There are various avenues for obtaining money for a minority’s higher education. 

The first step in deciding how you should pursue obtaining academic funds is understanding the differences between a scholarship and a grant. 

- Scholarships are generally merit-based, meaning money is offered as a reward for a student’s performance. For example, athletes generally receive academic funding for their excellent sports contributions; likewise, superb students are awarded academic financial support for their promising intellect. 

- Grants, however, are usually awarded on a basis of financial need. Grants particularly focus on minority students to address and represent their underrepresented unique situations and challenges. 

There are two general categories of minority grants: ethnic and non-ethnic. 

- Ethnic minority grants are meant to provide financial assistance based on a student’s cultural heritage. This includes, but is not limited to: African Americans, Native Americans, Asian Americans, Hispanics, etc. 

- Non-ethnic minority grants are awarded on a basis of need. This includes grants for disabled students to embrace higher education as well as grants for women to enter the work force and competitively compete with men. 

There are five important places to search and reach out for financial aid, assistance, and grants:

1. FAFSA: Generally, to receive ANY type of government, private, public, or university based financial assistance, a FAFSA form MUST be filled out and submitted correctly, whether or not FAFSA qualifies you for their individual financial support. 

2. Pell Grant: This is a competitive and popular grant that offers a max of ~$5,000 per student per year for academic support. Criteria used for award are: cost for tuition, financial need, and enrollment status and duration. 

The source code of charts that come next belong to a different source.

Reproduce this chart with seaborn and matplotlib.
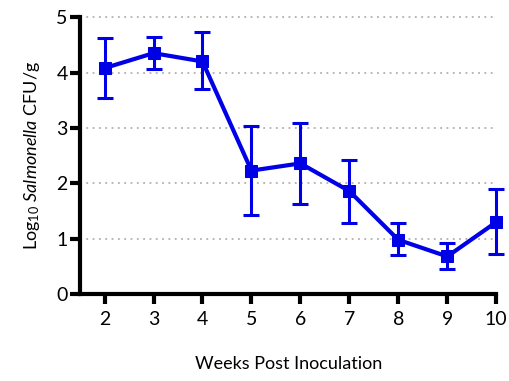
import matplotlib
matplotlib.use("Agg")
import matplotlib.pyplot as plt
import seaborn as sns
import numpy as np
import pandas as pd

weeks = [2, 3, 4, 5, 6, 7, 8, 9, 10]
means = [4.08, 4.35, 4.20, 2.23, 2.36, 1.86, 0.98, 0.68, 1.30]
upper = [4.62, 4.64, 4.73, 3.03, 3.09, 2.42, 1.28, 0.93, 1.89]
lower = [3.54, 4.06, 3.71, 1.43, 1.62, 1.28, 0.70, 0.45, 0.72]

sns.set_theme(style="white")
plt.rcParams['font.family'] = ['Lato', 'DejaVu Sans']
plt.rcParams['mathtext.fontset'] = 'custom'
plt.rcParams['mathtext.rm'] = 'Lato'
plt.rcParams['mathtext.it'] = 'Lato:italic'
plt.rcParams['mathtext.bf'] = 'Lato:bold'

df = pd.DataFrame({"week": weeks, "mean": means})
color = "#0000E6"

fig = plt.figure(figsize=(5.1, 3.81), dpi=100)
ax = fig.add_axes([0.157, 0.228, 0.816, 0.727])

for v in [1, 2, 3, 4, 5]:
    ax.axhline(v, xmax=0.995, color="#b0b0b0", linestyle=(0, (1, 2.5)), linewidth=1.3, zorder=0)

yerr = np.array([np.array(means) - np.array(lower), np.array(upper) - np.array(means)])
eb = ax.errorbar(weeks, means, yerr=yerr, fmt="none", ecolor=color, elinewidth=2.2,
                 capsize=6, capthick=2.2, zorder=2)
for art in eb.lines[1] + eb.lines[2]:
    art.set_clip_on(False)
sns.lineplot(data=df, x="week", y="mean", marker="s", color=color, linewidth=3,
             markersize=9, markeredgecolor=color, ax=ax, zorder=3)
for ln in ax.lines:
    ln.set_clip_on(False)

ax.set_xlim(1.5, 10)
ax.set_ylim(0, 5)
ax.set_xticks(weeks)
ax.set_yticks([0, 1, 2, 3, 4, 5])
ax.set_xticklabels([str(w) for w in weeks])
ax.set_yticklabels(["0", "1", "2", "3", "4", "5"])

for s in ["top", "right"]:
    ax.spines[s].set_visible(False)
for s in ["left", "bottom"]:
    ax.spines[s].set_linewidth(3)
    ax.spines[s].set_color("black")

ax.tick_params(axis="both", which="major", direction="out", length=7, width=3,
               color="black", labelsize=14, labelcolor="black", bottom=True, left=True)
ax.tick_params(axis="x", pad=5)
ax.tick_params(axis="y", pad=2)

ax.set_xlabel("Weeks Post Inoculation", fontsize=13, labelpad=20, color="black")
ax.set_ylabel(r"Log$_{10}$ $\it{Salmonella}$ CFU/g", fontsize=13, labelpad=10, color="black")

fig.savefig("out.png", dpi=100)
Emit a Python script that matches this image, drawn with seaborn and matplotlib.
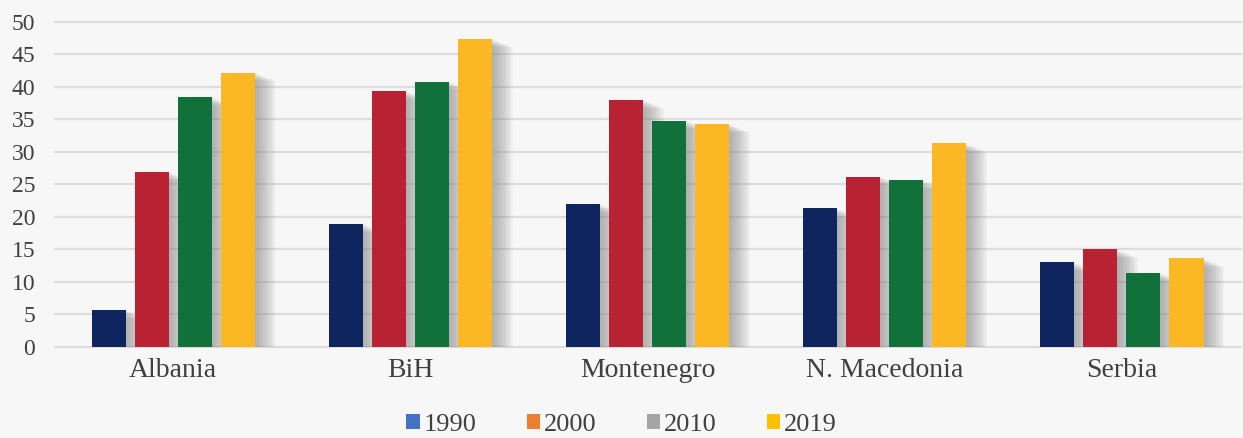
import matplotlib
matplotlib.use("Agg")
import matplotlib.pyplot as plt
import matplotlib.patheffects as pe
from matplotlib.patches import Patch
import seaborn as sns
import pandas as pd

countries = ["Albania", "BiH", "Montenegro", "N. Macedonia", "Serbia"]
years = ["1990", "2000", "2010", "2019"]
v1990 = [5.7, 18.9, 22.0, 21.3, 13.0]
v2000 = [26.9, 39.4, 38.0, 26.2, 15.0]
v2010 = [38.4, 40.8, 34.8, 25.6, 11.4]
v2019 = [42.2, 47.4, 34.3, 31.3, 13.6]
yticks = [0, 5, 10, 15, 20, 25, 30, 35, 40, 45, 50]

bar_colors = ["#0f2560", "#b82233", "#12703a", "#fbb824"]
legend_colors = ["#4472c4", "#ed7d31", "#a5a5a5", "#ffc000"]

rows = []
for yr, vals in zip(years, [v1990, v2000, v2010, v2019]):
    for c, v in zip(countries, vals):
        rows.append({"country": c, "year": yr, "value": v})
df = pd.DataFrame(rows)

sns.set_theme(style="white")
plt.rcParams["font.family"] = ["Liberation Serif", "DejaVu Serif"]

fig = plt.figure(figsize=(12.43, 4.38), dpi=100)
fig.patch.set_facecolor("#f7f7f7")
ax = fig.add_axes([0.044, 0.208, 0.954, 0.742])
ax.set_facecolor("#f7f7f7")

sns.barplot(data=df, x="country", y="value", hue="year", order=countries,
            hue_order=years, palette=bar_colors, width=0.726, gap=0.21,
            saturation=1, ax=ax, legend=False, zorder=3)

shadow = [pe.SimplePatchShadow(offset=(o, -o * 0.4), shadow_rgbFace="#808080", alpha=0.05)
          for o in [15, 14, 13, 12, 11, 10, 9, 8, 7, 6, 5, 4, 3, 2, 1]]
shadow.append(pe.Normal())
for p in ax.patches:
    p.set_path_effects(shadow)
    p.set_edgecolor("none")

ax.set_xlim(-0.5, 4.5)
ax.set_ylim(0, 50)
ax.set_yticks(yticks)
ax.set_yticklabels([str(t) for t in yticks])
for t in yticks:
    ax.axhline(t, color="#dcdcdc", lw=1.6, zorder=1, clip_on=False)
for s in ax.spines.values():
    s.set_visible(False)
ax.tick_params(axis="y", length=0, pad=14, labelsize=17, labelcolor="#404040")
ax.tick_params(axis="x", length=0, pad=8, labelsize=20, labelcolor="#404040")
ax.set_xlabel("")
ax.set_ylabel("")

handles = [Patch(facecolor=c, edgecolor="none", label=y) for c, y in zip(legend_colors, years)]
fig.legend(handles=handles, loc="center", bbox_to_anchor=(0.5, 0.03), ncol=4,
           frameon=False, fontsize=19, handlelength=0.5, handleheight=0.5,
           handletextpad=0.15, columnspacing=1.9, labelcolor="#404040")

fig.savefig("out.png", dpi=100, facecolor=fig.get_facecolor())
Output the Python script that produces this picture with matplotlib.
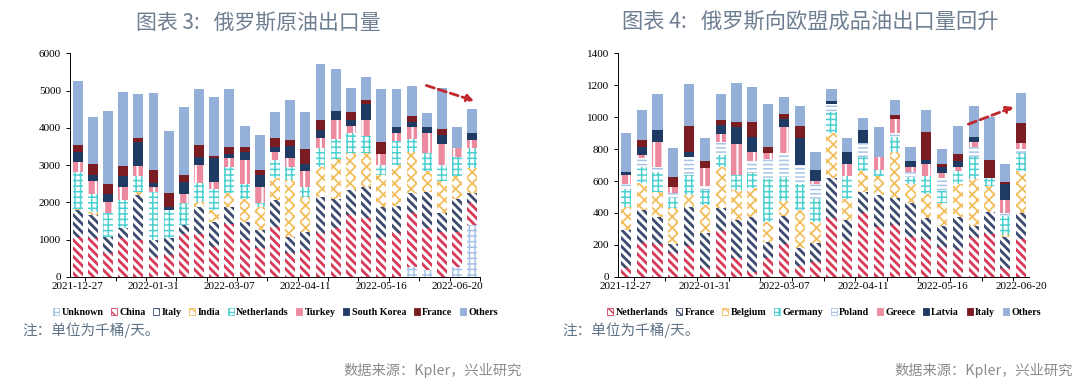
import numpy as np
import matplotlib
matplotlib.use("Agg")
import matplotlib.pyplot as plt
from matplotlib.patches import Patch

plt.rcParams["font.family"] = ["Liberation Serif", "DejaVu Serif"]

# ---- left chart: Russian crude exports by destination (kb/d), weekly from 2021-12-27
crude_ticklabels = ["2021-12-27", "2022-01-31", "2022-03-07", "2022-04-11", "2022-05-16", "2022-06-20"]
crude_names = ["Unknown", "China", "Italy", "India", "Netherlands", "Turkey", "South Korea", "France", "Others"]
crude_unknown = [0] * 22 + [270, 180, 0, 270, 1390]
crude_china = [1070, 1030, 630, 1030, 1000, 540, 580, 1160, 1160, 800, 1430, 980, 760, 1340,
               630, 720, 1180, 1300, 1660, 1570, 1030, 1180, 1430, 1120, 1210, 940, 580]
crude_italy = [730, 620, 440, 270, 1190, 450, 450, 230, 720, 680, 450, 500, 490, 720,
               450, 490, 950, 800, 670, 850, 850, 720, 560, 980, 510, 870, 270]
crude_india = [30, 90, 10, 10, 90, 0, 0, 10, 130, 310, 360, 620, 630, 580,
               1520, 940, 830, 1050, 1000, 910, 850, 1100, 1100, 570, 860, 620, 670]
crude_netherlands = [990, 490, 640, 740, 420, 1280, 760, 570, 500, 580, 710, 400, 90, 490,
                     340, 270, 490, 540, 520, 450, 270, 650, 330, 480, 420, 520, 560]
crude_turkey = [260, 340, 280, 360, 270, 140, 10, 240, 490, 180, 230, 630, 450, 230,
                240, 430, 270, 520, 200, 430, 310, 220, 320, 540, 560, 230, 200]
crude_skorea = [270, 150, 230, 290, 650, 100, 80, 340, 220, 630, 130, 230, 310, 130,
                330, 190, 220, 250, 160, 430, 0, 140, 150, 140, 250, 0, 200]
crude_france = [200, 300, 250, 270, 100, 350, 360, 180, 320, 60, 180, 130, 150, 230,
                160, 380, 270, 0, 220, 120, 320, 0, 160, 0, 150, 0, 0]
crude_others = [1700, 1280, 1960, 2000, 1190, 2070, 1680, 1840, 1500, 1600, 1540, 560, 940, 710,
                1080, 1010, 1500, 1130, 630, 600, 1410, 1030, 800, 400, 1100, 580, 630]

# ---- right chart: Russian product exports to EU by destination (kb/d)
prod_ticklabels = crude_ticklabels
prod_names = ["Netherlands", "France", "Belgium", "Germany", "Poland", "Greece", "Latvia", "Italy", "Others"]
prod_netherlands = [52, 213, 205, 146, 192, 52, 288, 115, 31, 115, 205, 67, 94, 366, 226, 397,
                    314, 324, 247, 234, 184, 167, 247, 268, 52, 234]
prod_france = [241, 205, 171, 59, 247, 220, 140, 240, 345, 104, 175, 111, 115, 251, 129, 136,
               198, 167, 213, 132, 134, 209, 71, 140, 195, 167]
prod_belgium = [146, 167, 157, 223, 73, 177, 262, 188, 178, 126, 96, 240, 136, 282, 130, 132,
                119, 293, 121, 152, 146, 205, 292, 160, 14, 264]
prod_germany = [111, 105, 125, 63, 125, 94, 73, 94, 94, 265, 151, 163, 140, 136, 146, 87,
                38, 94, 46, 113, 76, 84, 138, 49, 119, 108]
prod_poland = [31, 55, 32, 32, 115, 26, 83, 0, 79, 126, 150, 119, 96, 48, 0, 88,
               0, 21, 31, 0, 77, 0, 63, 0, 21, 25]
prod_greece = [56, 18, 156, 41, 0, 110, 49, 195, 57, 37, 159, 0, 21, 0, 75, 0,
               83, 90, 28, 75, 31, 21, 35, 0, 80, 38]
prod_latvia = [17, 48, 74, 0, 32, 0, 56, 104, 94, 0, 53, 167, 67, 18, 78, 80,
               0, 0, 41, 25, 42, 41, 32, 0, 100, 0]
prod_italy = [0, 46, 0, 63, 161, 48, 31, 36, 94, 38, 31, 78, 0, 0, 0, 0,
              0, 25, 0, 178, 16, 42, 0, 114, 15, 125]
prod_others = [245, 188, 223, 182, 261, 140, 161, 244, 219, 272, 104, 125, 115, 74, 83, 73,
               184, 94, 88, 136, 92, 176, 192, 272, 110, 193]

# (facecolor, hatch colour, hatch, hatch linewidth)
RED_H = ("white", "#D63A57", "\\" * 4, 2.0)
NAVY_H = ("white", "#3B4A6E", "\\" * 4, 2.0)
YEL_X = ("white", "#F2BE5C", "xxx", 1.3)
CYAN_G = ("white", "#4DD0D0", "+++", 1.1)
LB_G = ("white", "#A7C3E6", "+++", 1.1)
LB_L = ("white", "#A7C3E6", "----", 1.1)
PINK = ("#EE8AA0", "white", "||", 1.5)
NAVY = ("#1F3B63", "#1F3B63", None, 1.0)
DRED = ("#7B1C22", "#7B1C22", None, 1.0)
LBLUE = ("#94AFD8", "#94AFD8", None, 1.0)

crude_styles = [LB_G, RED_H, NAVY_H, YEL_X, CYAN_G, PINK, NAVY, DRED, LBLUE]
prod_styles = [RED_H, NAVY_H, YEL_X, CYAN_G, LB_L, PINK, NAVY, DRED, LBLUE]


def draw(ax, series, styles, ymax, ystep):
    x = np.arange(len(series[0]))
    bottom = np.zeros(len(x))
    for vals, (fc, hc, h, hlw) in zip(series, styles):
        vals = np.array(vals, dtype=float)
        with plt.rc_context({"hatch.linewidth": hlw}):
            bars = ax.bar(x, vals, 0.65, bottom=bottom, color=fc, edgecolor=hc, hatch=h, lw=0)
        for b in bars:
            if hasattr(b, "set_hatch_linewidth"):
                b.set_hatch_linewidth(hlw)
        bottom += vals
    ax.set_xlim(-0.5, len(x) - 0.5)
    ax.set_ylim(0, ymax)
    ax.set_yticks(np.arange(0, ymax + 1, ystep))
    ax.set_xticks(np.arange(0, len(x), 5))
    ax.set_xticklabels(crude_ticklabels)
    ax.set_xticks(np.arange(0.5, len(x), 2), minor=True)
    ax.tick_params(axis="x", which="major", length=0, pad=4, labelsize=8)
    ax.tick_params(axis="x", which="minor", length=3, width=0.7)
    ax.tick_params(axis="y", length=3, width=0.7, labelsize=8)
    for s in ["top", "right"]:
        ax.spines[s].set_visible(False)
    for s in ["left", "bottom"]:
        ax.spines[s].set_linewidth(0.7)
    # legend swatches: small outlined squares
    handles = []
    for fc, hc, h, hlw in styles:
        edge = hc if fc == "white" else fc
        with plt.rc_context({"hatch.linewidth": 1.0}):
            p = Patch(facecolor=fc, edgecolor=edge, hatch=None if h is None else h[:2], lw=0.6)
        handles.append(p)
    return handles


fig = plt.figure(figsize=(10.8, 3.86), dpi=100)
ax1 = fig.add_axes([0.0648, 0.283, 0.3796, 0.5788])
ax2 = fig.add_axes([0.5722, 0.283, 0.3806, 0.5788])

crude = [crude_unknown, crude_china, crude_italy, crude_india, crude_netherlands,
         crude_turkey, crude_skorea, crude_france, crude_others]
prod = [prod_netherlands, prod_france, prod_belgium, prod_germany, prod_poland,
        prod_greece, prod_latvia, prod_italy, prod_others]
h1 = draw(ax1, crude, crude_styles, 6000, 1000)
h2 = draw(ax2, prod, prod_styles, 1400, 200)

arrow = dict(arrowstyle="-|>", color="#C0282D", lw=2, ls=(0, (3, 1.5)), mutation_scale=10)
ax1.annotate("", xy=(26.3, 4700), xytext=(22.8, 5160), arrowprops=arrow)
ax2.annotate("", xy=(24.7, 1070), xytext=(21.5, 950), arrowprops=arrow)

leg_kw = dict(ncol=9, frameon=False, handlelength=0.6, handleheight=0.6, handletextpad=0.25,
              columnspacing=0.75, loc="center", prop={"family": "Liberation Serif", "weight": "bold", "size": 7.2})
fig.legend(h1, crude_names, bbox_to_anchor=(0.255, 0.19), **leg_kw)
fig.legend(h2, prod_names, bbox_to_anchor=(0.763, 0.19), **leg_kw)

cjk = ["Noto Sans CJK SC", "DejaVu Sans"]
fig.text(0.239, 0.941, "图表 3:   俄罗斯原油出口量", ha="center", va="center",
         family=cjk, size=15, color="#6D7E91")
fig.text(0.750, 0.941, "图表 4:   俄罗斯向欧盟成品油出口量回升", ha="center", va="center",
         family=cjk, size=15.3, color="#6D7E91")
fig.text(0.021, 0.145, "注：单位为千桶/天。", ha="left", va="center", family=cjk, size=10.5, color="#5F7387")
fig.text(0.521, 0.145, "注：单位为千桶/天。", ha="left", va="center", family=cjk, size=10.5, color="#5F7387")
fig.text(0.483, 0.041, "数据来源：Kpler，兴业研究", ha="right", va="center", family=cjk, size=10.3, color="#8C8C8C")
fig.text(0.993, 0.041, "数据来源：Kpler，兴业研究", ha="right", va="center", family=cjk, size=10.3, color="#8C8C8C")

fig.savefig("out.png", dpi=100)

3. Federal Supplemental Educational Opportunity Grant (FSEOG): This grant is reserved for the most financially suppressed students. This program is implemented through 3800 schools, so if you are interested in receiving this grant you must attend one of these FSEOG schools. 

4. Academic Competitiveness Grant (ACG): This program is focused specifically on students of engineering, science, math, and technology based educations because of the emerging high demand of these fields coupled with the low enrollment rate of these kinds of directed students. Generally, this is awarded to 1st and 2nd year students to give them a proper jump start. 

5. National SMART Grants: This program is a counterpart to the ACG for students in the third and fourth years of their undergraduate degrees. 

This is only a partial list of minority grants; comprehensive research or speaking with an academic advisor will illustrate that there are many different avenues for obtaining minority grant money for higher education, but these programs are the most logical starting point.